PROBLEM DESCRIPTION
Report all lines holding "React".
--- Start ---
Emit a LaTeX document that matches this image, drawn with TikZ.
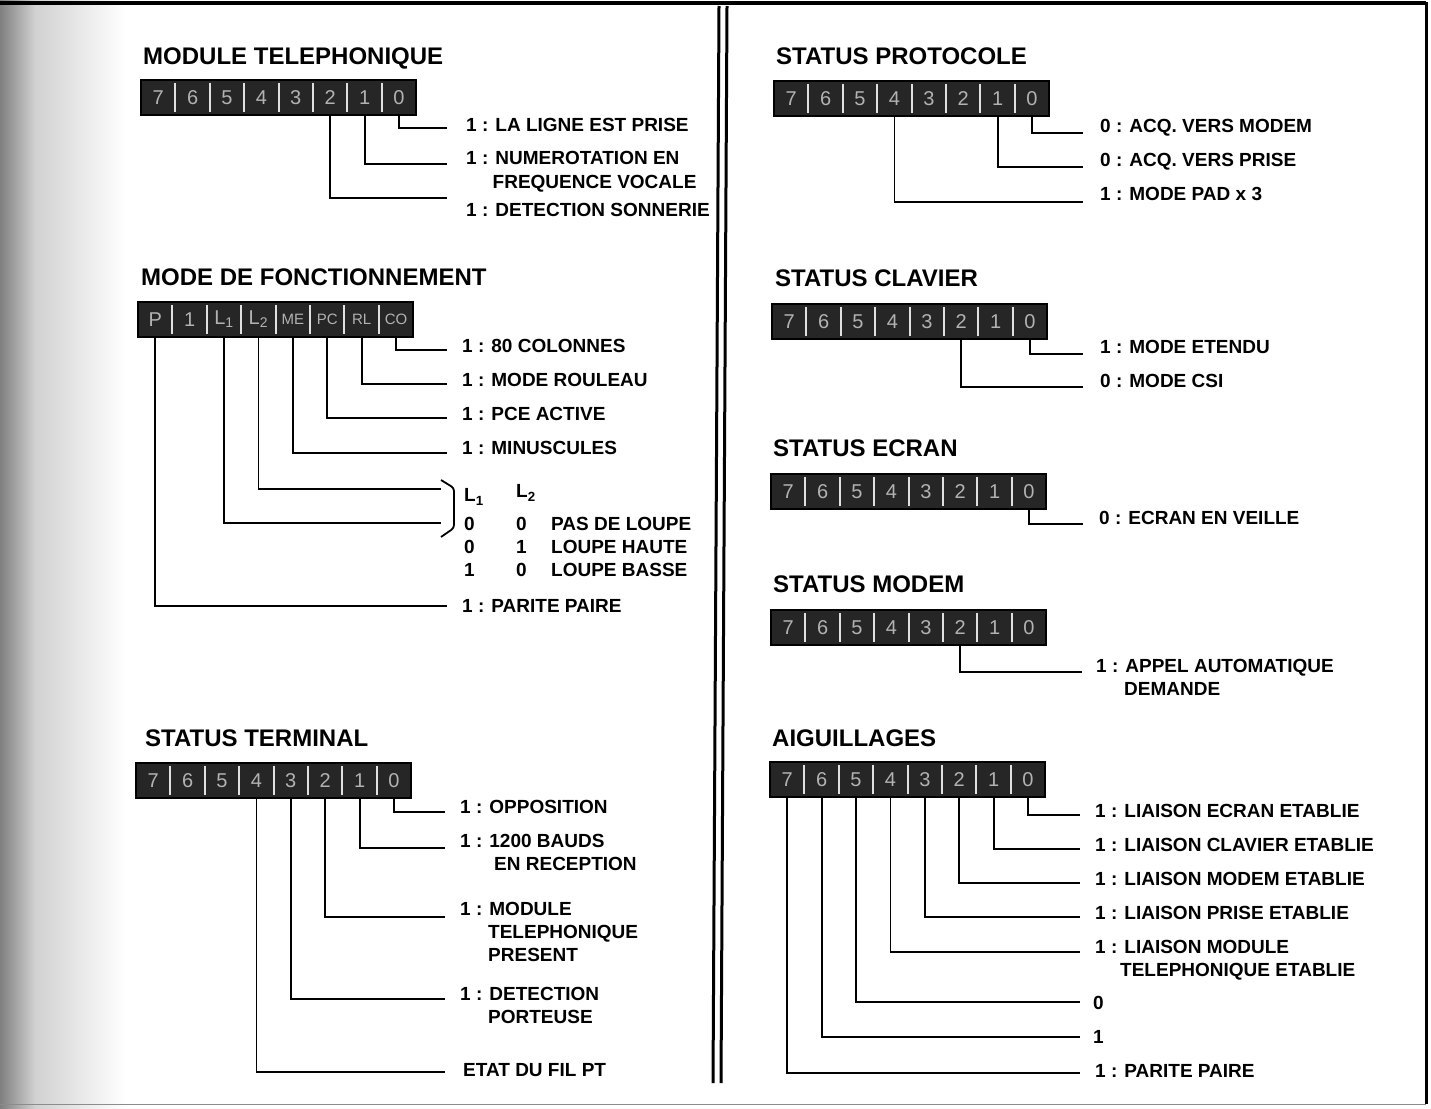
\documentclass[tikz,border=0pt]{standalone}
\usepackage{fontspec}
\setmainfont{Liberation Sans}
\newcommand{\cellsm}{\fontsize{15}{15}\selectfont}
\tikzset{
  lab/.style={anchor=west, inner sep=0pt, font=\fontsize{19}{22}\selectfont\bfseries, text height=13.6pt, text depth=0pt},
  ttl/.style={anchor=west, inner sep=0pt, font=\fontsize{24}{28}\selectfont\bfseries, text height=17.2pt, text depth=0pt},
  lead/.style={line width=1.8pt, line join=miter},
  bitcell/.style={minimum width=34.4pt, minimum height=35pt, inner sep=0pt, text=black!30, font=\fontsize{20}{20}\selectfont},
  boxfill/.style={fill=black!85},
  sepline/.style={draw=black!12, line width=2pt},
}
\newcommand{\bitrow}[4]{%
  \fill[boxfill] (#2,#3) rectangle ++(275.2,35);
  \foreach \lab [count=\i from 0] in {#4}{%
    \pgfmathtruncatemacro{\k}{7-\i}%
    \node[bitcell] (#1\k) at ({#2+34.4*\i+17.2},{#3+17.5}) {\lab};
  }%
  \foreach \i in {1,...,7}{\draw[sepline] ({#2+34.4*\i},{#3+3}) -- ++(0,29);}%
  \draw[black, line width=1.5pt] (#2,#3) rectangle ++(275.2,35);
}
\begin{document}
\begin{tikzpicture}[x=1pt,y=-1pt]
\useasboundingbox (0,0) rectangle (1431,1108);
\fill[white] (0,0) rectangle (1431,1108);
% scan shadow on the left edge
\shade[left color=black!50, right color=black!18] (0,0) rectangle (35,1108);
\shade[left color=black!18, right color=white] (35,0) rectangle (125,1108);
% frame
\draw[line width=4pt] (0,3) -- (1426,3);
\draw[line width=3pt] (1426,2) -- (1426,1104);
\draw[black!45, line width=0.8pt] (0,1104) -- (1426,1104);
% double separator
\draw[line width=3pt] (719,6) -- (713,1083);
\draw[line width=3pt] (727,6) -- (721,1083);

% ================= MODULE TELEPHONIQUE
\node[ttl] (t1) at (143,56) {MODULE TELEPHONIQUE};
\bitrow{tel}{141}{80}{7,6,5,4,3,2,1,0}
\coordinate (tele0) at (447,128);
\coordinate (tele1) at (447,164);
\coordinate (tele2) at (447,198);
\draw[lead] (tel0.south) |- (tele0);
\draw[lead] (tel1.south) |- (tele1);
\draw[lead] (tel2.south) |- (tele2);
\node[lab] (tl0) at (466,125) {1 : LA LIGNE EST PRISE};
\node[lab] (tl1) at (466,158) {1 : NUMEROTATION EN};
\node[lab] (tl1b) at (492.5,182) {FREQUENCE VOCALE};
\node[lab] (tl2) at (466,210) {1 : DETECTION SONNERIE};

% ================= MODE DE FONCTIONNEMENT
\node[ttl] (t2) at (141,277) {MODE DE FONCTIONNEMENT};
\bitrow{mod}{138}{302}{P,1,{L\textsubscript{1}},{L\textsubscript{2}},{\cellsm ME},{\cellsm PC},{\cellsm RL},{\cellsm CO}}
\coordinate (mode0) at (447,350);
\coordinate (mode1) at (447,384);
\coordinate (mode2) at (447,418);
\coordinate (mode3) at (447,453);
\coordinate (mode4) at (441,489);
\coordinate (mode5) at (441,523);
\coordinate (mode7) at (447,606);
\draw[lead] (mod0.south) |- (mode0);
\draw[lead] (mod1.south) |- (mode1);
\draw[lead] (mod2.south) |- (mode2);
\draw[lead] (mod3.south) |- (mode3);
\draw[lead] (mod4.south) |- (mode4);
\draw[lead] (mod5.south) |- (mode5);
\draw[lead] (mod7.south) |- (mode7);
\node[lab] (ml0) at (462,346) {1 : 80 COLONNES};
\node[lab] (ml1) at (462,380) {1 : MODE ROULEAU};
\node[lab] (ml2) at (462,414) {1 : PCE ACTIVE};
\node[lab] (ml3) at (462,448) {1 : MINUSCULES};
\draw[line width=1.8pt, rounded corners=3pt] (441,480) -- (454,488) -- (454,528) -- (441,537);
\node[lab] (hl1) at (464,495) {L\textsubscript{1}};
\node[lab] (hl2) at (516,491) {L\textsubscript{2}};
\node[lab] (r1a) at (464,524) {0};
\node[lab] (r1b) at (516,524) {0};
\node[lab] (r1c) at (551,524) {PAS DE LOUPE};
\node[lab] (r2a) at (464,547) {0};
\node[lab] (r2b) at (516,547) {1};
\node[lab] (r2c) at (551,547) {LOUPE HAUTE};
\node[lab] (r3a) at (464,570) {1};
\node[lab] (r3b) at (516,570) {0};
\node[lab] (r3c) at (551,570) {LOUPE BASSE};
\node[lab] (ml7) at (462,606) {1 : PARITE PAIRE};

% ================= STATUS TERMINAL
\node[ttl] (t3) at (145,738) {STATUS TERMINAL};
\bitrow{ter}{136}{763}{7,6,5,4,3,2,1,0}
\coordinate (tere0) at (445,812);
\coordinate (tere1) at (445,848);
\coordinate (tere2) at (445,917);
\coordinate (tere3) at (445,999);
\coordinate (tere4) at (445,1072);
\draw[lead] (ter0.south) |- (tere0);
\draw[lead] (ter1.south) |- (tere1);
\draw[lead] (ter2.south) |- (tere2);
\draw[lead] (ter3.south) |- (tere3);
\draw[lead] (ter4.south) |- (tere4);
\node[lab] (sl0) at (460,807) {1 : OPPOSITION};
\node[lab] (sl1) at (460,841) {1 : 1200 BAUDS};
\node[lab] (sl1b) at (494,864) {EN RECEPTION};
\node[lab] (sl2) at (460,909) {1 : MODULE};
\node[lab] (sl2b) at (488,932) {TELEPHONIQUE};
\node[lab] (sl2c) at (488,955) {PRESENT};
\node[lab] (sl3) at (460,994) {1 : DETECTION};
\node[lab] (sl3b) at (488,1017) {PORTEUSE};
\node[lab] (sl4) at (463,1070) {ETAT DU FIL PT};

% ================= STATUS PROTOCOLE
\node[ttl] (t4) at (776,56) {STATUS PROTOCOLE};
\bitrow{pro}{774}{81}{7,6,5,4,3,2,1,0}
\coordinate (proe0) at (1083,133);
\coordinate (proe1) at (1083,167);
\coordinate (proe4) at (1083,202);
\draw[lead] (pro0.south) |- (proe0);
\draw[lead] (pro1.south) |- (proe1);
\draw[lead] (pro4.south) |- (proe4);
\node[lab] (pl0) at (1100,126) {0 : ACQ. VERS MODEM};
\node[lab] (pl1) at (1100,160) {0 : ACQ. VERS PRISE};
\node[lab] (pl4) at (1100,194) {1 : MODE PAD x 3};

% ================= STATUS CLAVIER
\node[ttl] (t5) at (775,278) {STATUS CLAVIER};
\bitrow{cla}{772}{304}{7,6,5,4,3,2,1,0}
\coordinate (clae0) at (1083,354);
\coordinate (clae2) at (1083,387);
\draw[lead] (cla0.south) |- (clae0);
\draw[lead] (cla2.south) |- (clae2);
\node[lab] (cl0) at (1100,347) {1 : MODE ETENDU};
\node[lab] (cl2) at (1100,381) {0 : MODE CSI};

% ================= STATUS ECRAN
\node[ttl] (t6) at (773,448) {STATUS ECRAN};
\bitrow{ecr}{771}{474}{7,6,5,4,3,2,1,0}
\coordinate (ecre0) at (1083,524);
\draw[lead] (ecr0.south) |- (ecre0);
\node[lab] (el0) at (1099,518) {0 : ECRAN EN VEILLE};

% ================= STATUS MODEM
\node[ttl] (t7) at (773,584) {STATUS MODEM};
\bitrow{mdm}{771}{610}{7,6,5,4,3,2,1,0}
\coordinate (mdme2) at (1082,672);
\draw[lead] (mdm2.south) |- (mdme2);
\node[lab] (dl2) at (1096,666) {1 : APPEL AUTOMATIQUE};
\node[lab] (dl2b) at (1124,689) {DEMANDE};

% ================= AIGUILLAGES
\node[ttl] (t8) at (772,738) {AIGUILLAGES};
\bitrow{aig}{770}{762}{7,6,5,4,3,2,1,0}
\coordinate (aige0) at (1080,815);
\coordinate (aige1) at (1080,849);
\coordinate (aige2) at (1080,883);
\coordinate (aige3) at (1080,917);
\coordinate (aige4) at (1080,952);
\coordinate (aige5) at (1080,1002);
\coordinate (aige6) at (1080,1037);
\coordinate (aige7) at (1080,1073);
\draw[lead] (aig0.south) |- (aige0);
\draw[lead] (aig1.south) |- (aige1);
\draw[lead] (aig2.south) |- (aige2);
\draw[lead] (aig3.south) |- (aige3);
\draw[lead] (aig4.south) |- (aige4);
\draw[lead] (aig5.south) |- (aige5);
\draw[lead] (aig6.south) |- (aige6);
\draw[lead] (aig7.south) |- (aige7);
\node[lab] (al0) at (1095,811) {1 : LIAISON ECRAN ETABLIE};
\node[lab] (al1) at (1095,845) {1 : LIAISON CLAVIER ETABLIE};
\node[lab] (al2) at (1095,879) {1 : LIAISON MODEM ETABLIE};
\node[lab] (al3) at (1095,913) {1 : LIAISON PRISE ETABLIE};
\node[lab] (al4) at (1095,947) {1 : LIAISON MODULE};
\node[lab] (al4b) at (1120,970) {TELEPHONIQUE ETABLIE};
\node[lab] (al5) at (1093,1003) {0};
\node[lab] (al6) at (1093,1037) {1};
\node[lab] (al7) at (1095,1071) {1 : PARITE PAIRE};
\end{tikzpicture}
\end{document}
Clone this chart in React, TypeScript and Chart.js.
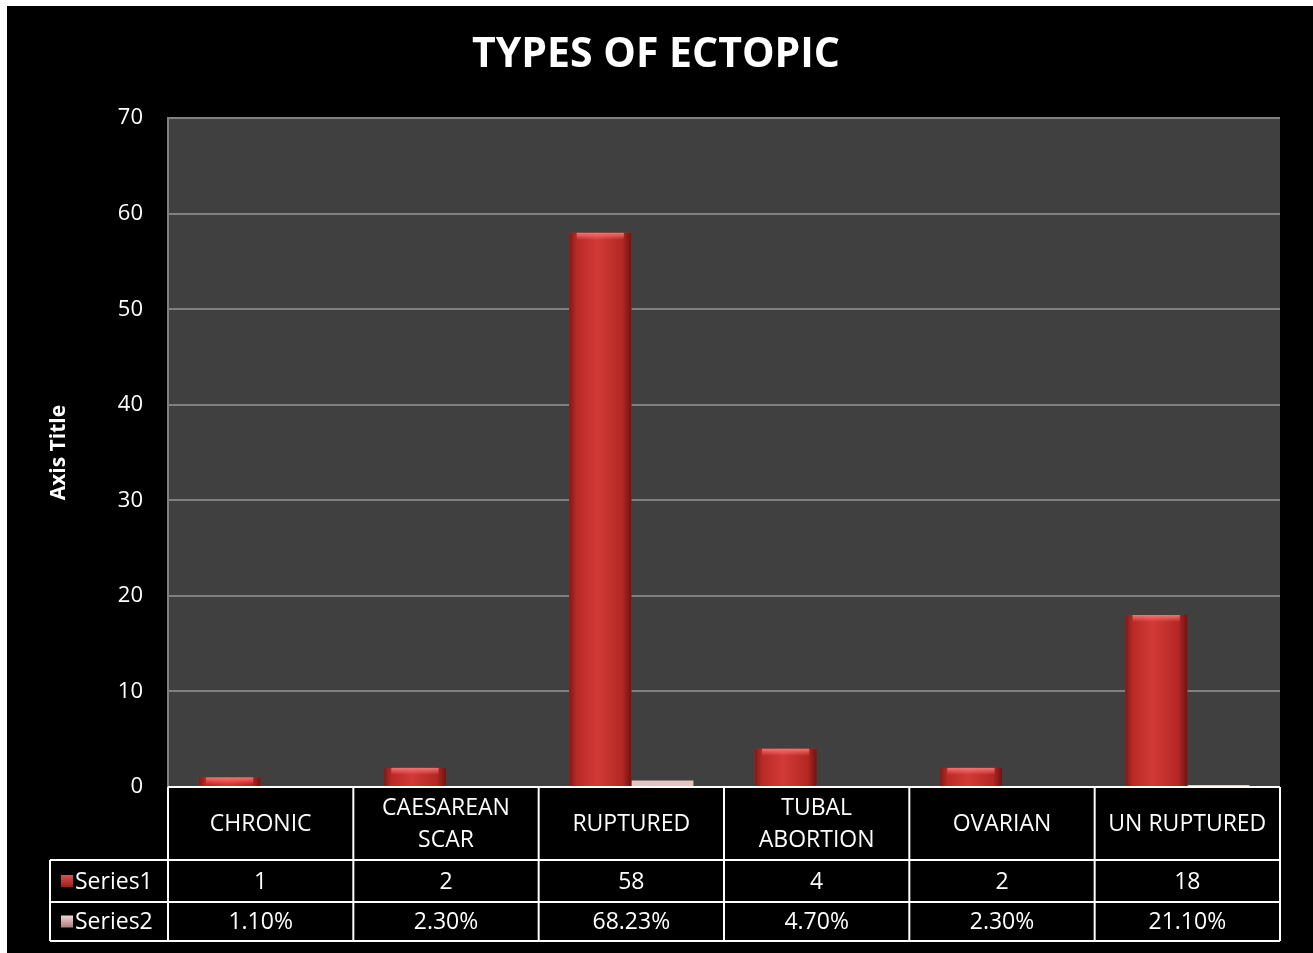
import React, { useEffect, useRef } from "react";
import { Chart, registerables } from "chart.js";

Chart.register(...registerables);

// Category labels (multi-line where the table header wraps)
const categories: string[][] = [
  ["CHRONIC"],
  ["CAESAREAN", "SCAR"],
  ["RUPTURED"],
  ["TUBAL", "ABORTION"],
  ["OVARIAN"],
  ["UN RUPTURED"],
];

// Case counts
const series1: number[] = [1, 2, 58, 4, 2, 18];

// Share of cases, in percent (plotted as fractions on the count axis)
const series2Pct: number[] = [1.1, 2.3, 68.23, 4.7, 2.3, 21.1];

const yTicks = { min: 0, max: 70, step: 10 };

const FONT = "'Open Sans', sans-serif";

const plotBackground = {
  id: "plotBackground",
  beforeDraw(chart: any) {
    const { ctx, chartArea } = chart;
    ctx.save();
    ctx.fillStyle = "#404040";
    ctx.fillRect(chartArea.left, chartArea.top, chartArea.right - chartArea.left, chartArea.bottom - chartArea.top);
    ctx.restore();
  },
};

// Cylinder-like shading on the count bars
const barShading = {
  id: "barShading",
  afterDatasetsDraw(chart: any) {
    const { ctx } = chart;
    const meta = chart.getDatasetMeta(0);
    ctx.save();
    meta.data.forEach((bar: any) => {
      const { x, y, base, width } = bar.getProps(["x", "y", "base", "width"], true);
      const l = x - width / 2;
      const h = base - y;
      if (h <= 0) return;
      const g = ctx.createLinearGradient(l, 0, l + width, 0);
      g.addColorStop(0, "#7d1a18");
      g.addColorStop(0.12, "#b92a27");
      g.addColorStop(0.45, "#d23a36");
      g.addColorStop(0.85, "#b42825");
      g.addColorStop(1, "#6e1412");
      ctx.fillStyle = g;
      ctx.fillRect(l, y, width, h);
      // lighter cap at the top
      const capH = Math.min(7, h);
      const cg = ctx.createLinearGradient(0, y, 0, y + capH);
      cg.addColorStop(0, "rgba(255,120,120,0.9)");
      cg.addColorStop(1, "rgba(255,120,120,0)");
      ctx.fillStyle = cg;
      ctx.fillRect(l + width * 0.12, y, width * 0.76, capH);
    });
    ctx.restore();
  },
};

// Data table under the plot, aligned with the category scale
const dataTable = {
  id: "dataTable",
  afterDraw(chart: any) {
    const { ctx, chartArea, scales } = chart;
    const xs = scales.x;
    const n = categories.length;
    const colW = (chartArea.right - chartArea.left) / n;
    const top = chartArea.bottom;
    const headBottom = top + 73;
    const r1Bottom = headBottom + 42;
    const r2Bottom = r1Bottom + 39;
    const legendLeft = 43;

    ctx.save();
    ctx.strokeStyle = "#ffffff";
    ctx.lineWidth = 2;
    ctx.beginPath();
    // horizontal lines
    ctx.moveTo(chartArea.left, top);
    ctx.lineTo(chartArea.right, top);
    ctx.moveTo(legendLeft, headBottom);
    ctx.lineTo(chartArea.right, headBottom);
    ctx.moveTo(legendLeft, r1Bottom);
    ctx.lineTo(chartArea.right, r1Bottom);
    ctx.moveTo(legendLeft, r2Bottom);
    ctx.lineTo(chartArea.right, r2Bottom);
    // vertical lines
    for (let i = 0; i <= n; i++) {
      const xx = i < n ? xs.getPixelForValue(i) - colW / 2 : xs.getPixelForValue(n - 1) + colW / 2;
      ctx.moveTo(xx, top);
      ctx.lineTo(xx, r2Bottom);
    }
    ctx.moveTo(legendLeft, headBottom);
    ctx.lineTo(legendLeft, r2Bottom);
    ctx.stroke();

    ctx.fillStyle = "#ffffff";
    ctx.font = `23px ${FONT}`;
    ctx.textAlign = "center";
    ctx.textBaseline = "middle";
    const lh = 32;
    categories.forEach((lines, i) => {
      const cx = xs.getPixelForValue(i);
      const cy = (top + headBottom) / 2 + 1;
      lines.forEach((t, k) => {
        ctx.fillText(t, cx, cy + (k - (lines.length - 1) / 2) * lh);
      });
      ctx.fillText(String(series1[i]), cx, (headBottom + r1Bottom) / 2 + 1);
      ctx.fillText(series2Pct[i].toFixed(2) + "%", cx, (r1Bottom + r2Bottom) / 2 + 1);
    });

    // legend keys
    const keys = [
      { label: "Series1", c1: "#e05050", c2: "#9a1e1c", y: (headBottom + r1Bottom) / 2 },
      { label: "Series2", c1: "#f2d4d4", c2: "#b07a7a", y: (r1Bottom + r2Bottom) / 2 },
    ];
    keys.forEach((k) => {
      const g = ctx.createLinearGradient(0, k.y - 6, 0, k.y + 6);
      g.addColorStop(0, k.c1);
      g.addColorStop(1, k.c2);
      ctx.fillStyle = g;
      ctx.fillRect(54, k.y - 6, 12, 12);
      ctx.fillStyle = "#ffffff";
      ctx.textAlign = "left";
      ctx.fillText(k.label, 68, k.y + 1);
    });
    ctx.restore();
  },
};

export default function App() {
  const ref = useRef<HTMLCanvasElement>(null);

  useEffect(() => {
    if (!ref.current) return;
    const chart = new Chart(ref.current, {
      type: "bar",
      data: {
        labels: categories.map((c) => c.join(" ")),
        datasets: [
          {
            label: "Series1",
            data: series1,
            backgroundColor: "#c0302c",
            categoryPercentage: 0.67,
            barPercentage: 1,
          },
          {
            label: "Series2",
            data: series2Pct.map((p) => p / 100),
            backgroundColor: "#e6c4c4",
            categoryPercentage: 0.67,
            barPercentage: 1,
          },
        ],
      },
      options: {
        responsive: false,
        animation: false,
        layout: { padding: { left: 25, right: 33, top: 0, bottom: 0 } },
        plugins: {
          legend: { display: false },
          tooltip: { enabled: false },
          title: {
            display: true,
            text: "TYPES OF ECTOPIC",
            color: "#ffffff",
            font: { family: FONT, size: 41, weight: "bold" },
            padding: { top: 25, bottom: 38 },
          },
        },
        scales: {
          x: {
            ticks: { display: false },
            grid: { display: false },
            border: { display: false },
            afterFit: (s: any) => {
              s.height = 166;
            },
          },
          y: {
            min: yTicks.min,
            max: yTicks.max,
            ticks: {
              stepSize: yTicks.step,
              color: "#ffffff",
              font: { family: FONT, size: 22 },
              padding: 25,
            },
            grid: { color: "#808080", lineWidth: 2, drawTicks: false },
            border: { display: true, color: "#808080", width: 2 },
            title: {
              display: true,
              text: "Axis Title",
              color: "#ffffff",
              font: { family: FONT, size: 21, weight: "bold" },
              padding: { top: 14, bottom: 0 },
            },
            afterFit: (s: any) => {
              s.width = 136;
            },
          },
        },
      },
      plugins: [plotBackground, barShading, dataTable],
    });
    return () => chart.destroy();
  }, []);

  return (
    <div style={{ position: "fixed", left: 7, top: 6, width: 1306, height: 947, background: "#000" }}>
      <canvas ref={ref} width={1306} height={947} />
    </div>
  );
}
--- End ---
WORKED SOLUTION
Clone this chart in React, TypeScript and Chart.js.
import React, { useEffect, useRef } from "react";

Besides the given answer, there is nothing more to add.